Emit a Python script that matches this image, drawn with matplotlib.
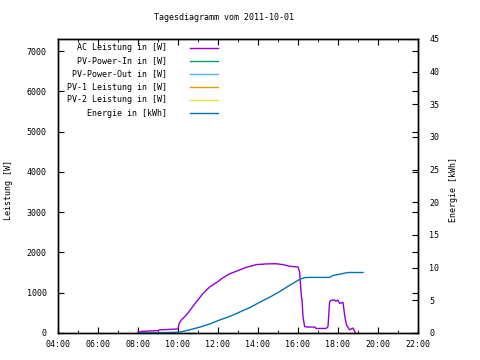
import matplotlib
matplotlib.use("Agg")
import matplotlib.pyplot as plt
from matplotlib.ticker import MultipleLocator, FuncFormatter

# AC Leistung [W] ueber Tageszeit (Stunden)
ac_hours = [8.0, 8.2, 8.6, 9.0, 9.1, 9.6, 10.0, 10.05, 10.17, 10.42, 10.67, 10.92,
            11.25, 11.58, 11.92, 12.25, 12.58, 13.0, 13.42, 13.92, 14.42, 14.9,
            15.25, 15.58, 16.0, 16.08, 16.17, 16.2, 16.25, 16.33, 16.5, 16.85,
            16.9, 17.4, 17.5, 17.58, 17.67, 17.83, 17.9, 18.0, 18.08, 18.25,
            18.33, 18.42, 18.58, 18.75, 18.88]
ac_watt = [20, 40, 50, 60, 80, 90, 100, 228, 326, 448, 612, 775,
           980, 1142, 1250, 1372, 1470, 1550, 1632, 1698, 1715, 1720,
           1698, 1657, 1640, 1510, 900, 830, 408, 160, 147, 147,
           113, 113, 160, 775, 816, 816, 790, 816, 735, 760,
           448, 203, 80, 122, 0]

# Energie [kWh]
en_hours = [8.0, 9.0, 10.0, 10.25, 10.6, 11.08, 11.6, 12.08, 12.6, 13.08, 13.6,
            14.08, 14.6, 15.08, 15.58, 16.08, 16.3, 16.5, 17.58, 17.75, 18.08,
            18.5, 19.25]
en_kwh = [0.0, 0.05, 0.12, 0.24, 0.5, 0.89, 1.4, 1.98, 2.55, 3.2, 3.9,
          4.7, 5.5, 6.33, 7.3, 8.2, 8.45, 8.51, 8.51, 8.8, 9.0,
          9.26, 9.26]

legend_labels = ["AC Leistung in [W]", "PV-Power-In in [W]", "PV-Power-Out in [W]",
                 "PV-1 Leistung in [W]", "PV-2 Leistung in [W]", "Energie in [kWh]"]
legend_colors = ["#9400d3", "#009e73", "#56b4e9", "#e69f00", "#f0e442", "#0072b2"]

plt.rcParams['font.family'] = ['DejaVu Sans Mono']
plt.rcParams['font.size'] = 6

fig = plt.figure(figsize=(4.8, 3.6), dpi=100)
ax = fig.add_axes([58 / 480, 27 / 360, 360 / 480, 294 / 360])
ax2 = ax.twinx()

ax.plot(ac_hours, ac_watt, color=legend_colors[0], lw=1)
ax2.plot(en_hours, en_kwh, color=legend_colors[5], lw=1)

ax.set_xlim(4, 22)
ax.set_ylim(0, 7300)
ax2.set_ylim(0, 45)

ax.xaxis.set_major_locator(MultipleLocator(2))
ax.xaxis.set_minor_locator(MultipleLocator(1))
ax.xaxis.set_major_formatter(FuncFormatter(lambda v, p: "%02d:00" % int(v)))
ax.yaxis.set_major_locator(MultipleLocator(1000))
ax2.yaxis.set_major_locator(MultipleLocator(5))

ax.tick_params(axis='x', which='both', direction='in', top=True, pad=5)
ax.tick_params(axis='x', which='major', length=4)
ax.tick_params(axis='x', which='minor', length=2)
ax.tick_params(axis='y', direction='in', right=True, length=4, pad=8)
ax2.tick_params(axis='y', direction='in', length=4, pad=8)
for a in (ax, ax2):
    for s in a.spines.values():
        s.set_linewidth(1)

# Legende wie bei gnuplot: Text rechtsbuendig, Linie rechts daneben
for i, (lab, col) in enumerate(zip(legend_labels, legend_colors)):
    y = 1 - (9 + 13 * i) / 294
    ax.text((167 - 58) / 360, y, lab, transform=ax.transAxes, ha='right', va='center')
    ax.plot([(190 - 58) / 360, (218 - 58) / 360], [y, y], transform=ax.transAxes,
            color=col, lw=1)

fig.text(224 / 480, 1 - 18 / 360, "Tagesdiagramm vom 2011-10-01", ha='center', va='center')
fig.text(9 / 480, 0.5 - 10 / 360, "Leistung [W]", rotation=90, ha='center', va='center')
fig.text(453 / 480, 0.5 - 10 / 360, "Energie [kWh]", rotation=90, ha='center', va='center')

fig.savefig("out.png", dpi=100)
========
**Your instructions**
Pick out lines containing the word "matplotlib", each one as written.

**Complete response**
Emit a Python script that matches this image, drawn with matplotlib.
import matplotlib
matplotlib.use("Agg")
import matplotlib.pyplot as plt
from matplotlib.ticker import MultipleLocator, FuncFormatter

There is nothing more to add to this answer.